J’apprécie que la mécanique du rogue-lite soit aussi bien intégrée narrativement, chaque ‘run’ étant ainsi une tentative d’évasion de notre héros qui comme nous découvre les strates successives qui le séparent de la surface, accumule les ressources, enrichit son arsenal et aiguise ses compétences de guerrier. A chaque défaite, on revient à notre point de départ mais l’histoire n’est pas remise à zéro pour autant : nos échecs en font partie intégrante.
Si vous venez principalement pour les combats mais que vous aimez quand ils sont bien enrobés, vous avez frappé à la bonne porte.
C’est Appolon mais ça vaut le coup
Le problème, qui n’en est peut-être un que pour moi, c’est que la proportion combat/histoire est de l’ordre de 15/1, pour 30 minutes de run et 2 minutes d’entre deux. Cet entre-deux, ce sont des petites conversations avec les 3-4 NPC qui ont envie de vous parler ou ceux à qui vous souhaiterez offrir des friandises.
Et un peu de maintenance, histoire de débloquer quelques bonus pour vos prochains runs. Et au rayon des upgrades, Hades a de quoi occuper les completionnists compulsifs jusqu’à ce que mort s’ensuive avec je ne sais combien de monnaies différentes : Darkness, Gemstones, Chthonic keys, armes, ambrosia, pom of power, titan blood, keepsakes, et j’en oublie sûrement. On se croirait dans un Free-to-play coréen, mais il n’y a heureusement pas d’argent réel dans l’équation.

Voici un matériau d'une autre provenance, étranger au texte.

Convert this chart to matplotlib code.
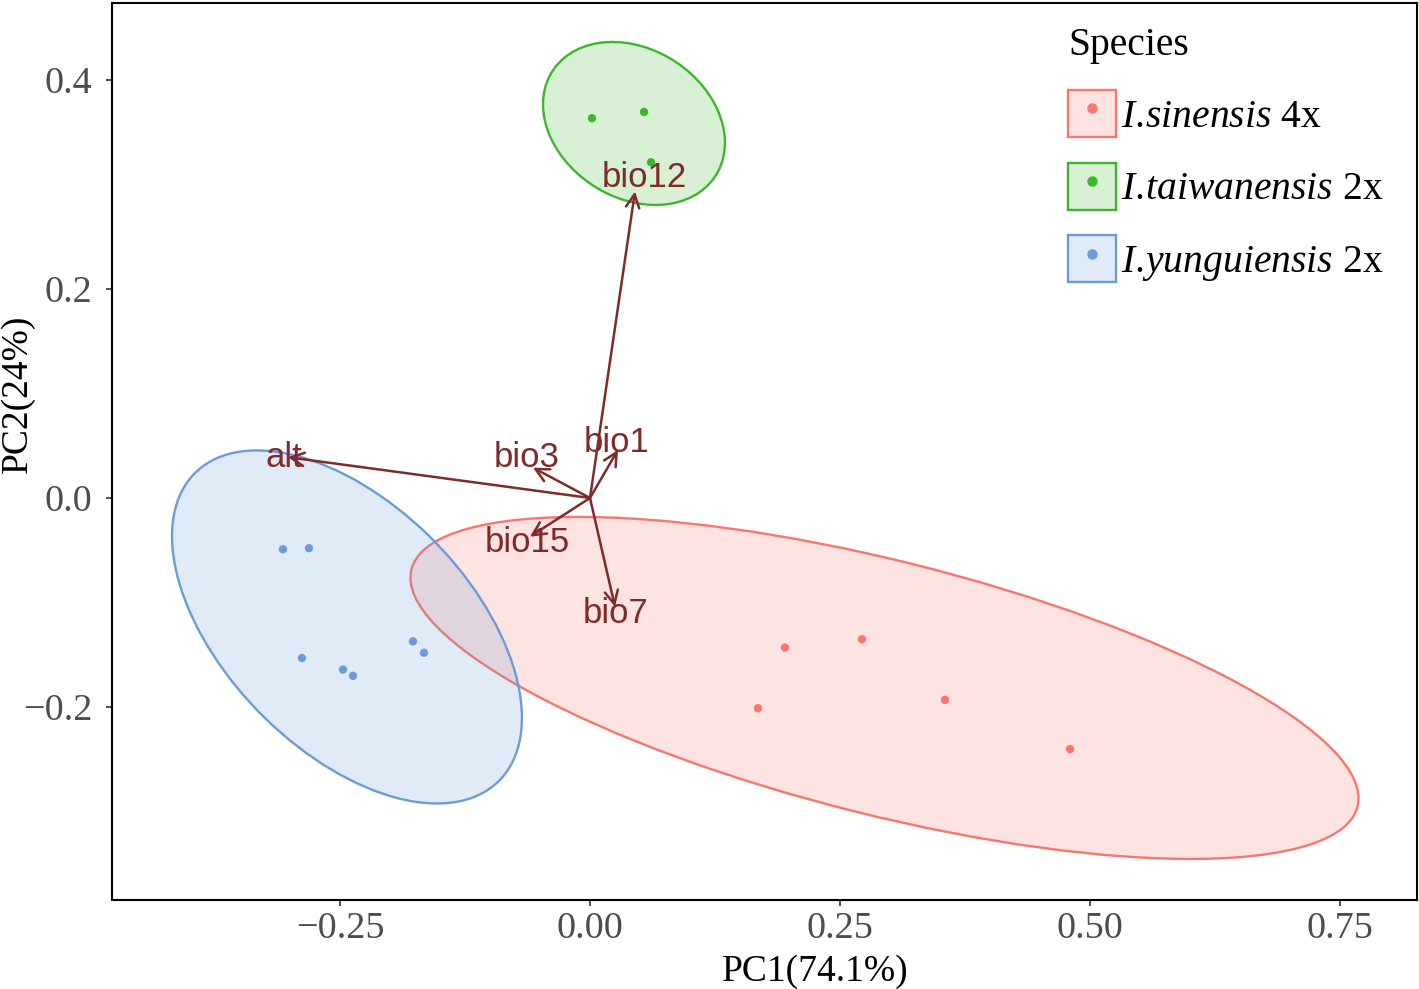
"""PCA biplot of three Isatis species with environmental loadings."""
import matplotlib
matplotlib.use('Agg')
from matplotlib import pyplot as plt
from matplotlib.colors import to_rgba
from matplotlib.lines import Line2D
from matplotlib.patches import Ellipse, Patch

plt.rcParams['font.family'] = ['Liberation Serif', 'DejaVu Serif']
plt.rcParams['mathtext.fontset'] = 'custom'
plt.rcParams['mathtext.rm'] = 'Liberation Serif'
plt.rcParams['mathtext.it'] = 'Liberation Serif:italic'

# Species and colours
species = ['sinensis', 'taiwanensis', 'yunguiensis']
# \! cancels the space mathtext puts after a full stop
legend_labels = [r'$\mathit{I.\!sinensis}$ 4x',
                 r'$\mathit{I.\!taiwanensis}$ 2x',
                 r'$\mathit{I.\!yunguiensis}$ 2x']
colors = ['#F8766D', '#3CB72B', '#6D9BD7']

# Sample scores (PC1, PC2)
pc1_sinensis = [0.195, 0.272, 0.168, 0.355, 0.480]
pc2_sinensis = [-0.143, -0.135, -0.201, -0.193, -0.240]
pc1_taiwanensis = [0.002, 0.054, 0.061]
pc2_taiwanensis = [0.363, 0.369, 0.321]
pc1_yunguiensis = [-0.307, -0.281, -0.288, -0.247, -0.237, -0.177, -0.166]
pc2_yunguiensis = [-0.049, -0.048, -0.153, -0.164, -0.170, -0.137, -0.148]

# Confidence ellipses: centre, semi-axes, angle (deg)
ell_cx = [0.2945, 0.044, -0.243]
ell_cy = [-0.1816, 0.358, -0.1233]
ell_a = [0.4864, 0.0958, 0.2116]
ell_b = [0.1217, 0.0719, 0.1196]
ell_angle = [-13.4, -28.3, -43.0]

# Variable loadings (arrow tips) and label positions
variables = ['alt', 'bio1', 'bio3', 'bio7', 'bio12', 'bio15']
load_pc1 = [-0.302, 0.028, -0.057, 0.025, 0.045, -0.060]
load_pc2 = [0.039, 0.046, 0.029, -0.104, 0.293, -0.037]
label_pc1 = [-0.3065, 0.027, -0.063, 0.026, 0.054, -0.063]
label_pc2 = [0.0296, 0.044, 0.0296, -0.1195, 0.2973, -0.0516]

x_ticks = [-0.25, 0.0, 0.25, 0.50, 0.75]
x_ticklabels = ['\u22120.25', '0.00', '0.25', '0.50', '0.75']
y_ticks = [-0.2, 0.0, 0.2, 0.4]
y_ticklabels = ['\u22120.2', '0.0', '0.2', '0.4']

arrow_color = '#7F2B2B'

fig = plt.figure(figsize=(14.19, 9.89), dpi=100)
ax = fig.add_axes([0.0789, 0.09, 0.9197, 0.907])

scores = [(pc1_sinensis, pc2_sinensis),
          (pc1_taiwanensis, pc2_taiwanensis),
          (pc1_yunguiensis, pc2_yunguiensis)]

for i, col in enumerate(colors):
    ell = Ellipse((ell_cx[i], ell_cy[i]), 2 * ell_a[i], 2 * ell_b[i],
                  angle=ell_angle[i], facecolor=to_rgba(col, 0.2),
                  edgecolor=col, lw=1.7, zorder=1)
    ax.add_patch(ell)

for (xs, ys), col in zip(scores, colors):
    ax.scatter(xs, ys, s=36, color=col, edgecolors='none', zorder=2)

for i, name in enumerate(variables):
    ax.annotate('', xy=(load_pc1[i], load_pc2[i]), xytext=(0, 0),
                arrowprops=dict(arrowstyle='->,head_length=0.6,head_width=0.3',
                                color=arrow_color, lw=1.8, shrinkA=0,
                                shrinkB=0, mutation_scale=16),
                zorder=3)
    ax.text(label_pc1[i], label_pc2[i], name, color=arrow_color,
            family=['Liberation Sans', 'DejaVu Sans'], fontsize=25,
            ha='center', va='baseline', zorder=4)

ax.set_xlim(-0.478, 0.827)
ax.set_ylim(-0.3843, 0.4732)
ax.set_xticks(x_ticks)
ax.set_xticklabels(x_ticklabels)
ax.set_yticks(y_ticks)
ax.set_yticklabels(y_ticklabels)
ax.tick_params(axis='both', labelsize=27.5, labelcolor='#4D4D4D',
               length=4, width=1.2, color='#333333')
ax.tick_params(axis='x', pad=4)
ax.tick_params(axis='y', pad=10)
for sp in ax.spines.values():
    sp.set_linewidth(1.5)
    sp.set_color('black')

ax.set_xlabel('PC1(74.1%)', fontsize=27, va='center')
ax.set_ylabel('PC2(24%)', fontsize=27, va='center')
ax.xaxis.set_label_coords(0.539, -0.08)
ax.yaxis.set_label_coords(-0.072, 0.564)

handles = []
for col in colors:
    box = Patch(facecolor=to_rgba(col, 0.2), edgecolor=col, lw=1.7)
    dot = Line2D([], [], marker='o', ls='', color=col, markersize=6.5)
    handles.append((box, dot))
leg = ax.legend(handles, legend_labels, title='Species', loc='upper left',
                bbox_to_anchor=(0.7326, 0.973), frameon=False, fontsize=28.5,
                title_fontsize=28.5, alignment='left', borderpad=0,
                handlelength=1.21, handleheight=1.45, handletextpad=0.12,
                labelspacing=0.65, borderaxespad=0)

fig.savefig('out.png', dpi=100)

J’ai tendance à trouver ça un peu assommant mais toutes ces monnaies sont introduites progressivement et je ne me suis jamais senti submergé d’information comme ça peut être le cas quand on prend un MMO en marche.
En revanche, ça ne m’a pas spécialement donné envie d’amasser tout ce bordel, mais je crois que je suis une cause perdue pour les mécaniques de collectionnite.
Hades m’a bien plu tant qu’il avait encore de la fraîcheur à offrir. Au bout de six heures, j’avais fait le tour des armes et chaque run a commencé à se ressembler un peu. Alors j’avais bien envie de continuer pour connaître le fin mot de l’histoire et surtout pour pécho Megaera, mais à raison de 2 minutes de dialogues toutes les demi-heures de combats, autant voir tout ça sur Youtube.
Je ne vais pas prétendre savoir ce qui fait un bon rogue-lite et surtout, la terre entière a déjà couvert Hades de louanges, en faisant le jeu de l’année pour bon nombre de classements, donc quitte à enfoncer des portes ouvertes, je serai bref.
C’est beau, ça bouge bien, la direction artistique a beaucoup de charme et les doublages sont excellents. Comme d’habitude chez Super Giant Games, la musique déboite, avec un mélange singulier de guitares folk et de gros métal qui tâche.
Et bien sûr, si j’ai eu envie de tourner en rond dans les trois mêmes décors pendant six heures, c’est parce que les combats sont réjouissants. Les contrôles sont précis, il y a suffisamment de profondeur pour toujours avoir l’impression d’avoir des choses à apprendre et Zagreus assure le spectacle avec une belle panoplie de mouvements et de techniques qui s’étoffent au fil de la progression et des récompenses semi-aléatoires.
Malgré leurs musiques et visuels incroyables, je m’étais vite ennuyé sur les précédents jeux du studio, Bastion et Transistor. Hades, en revanche, est solide à tous les niveaux et pourrait bien vous réconcilier avec les Rogues Lites. En ce qui me concerne, ce n’est pas passé loin.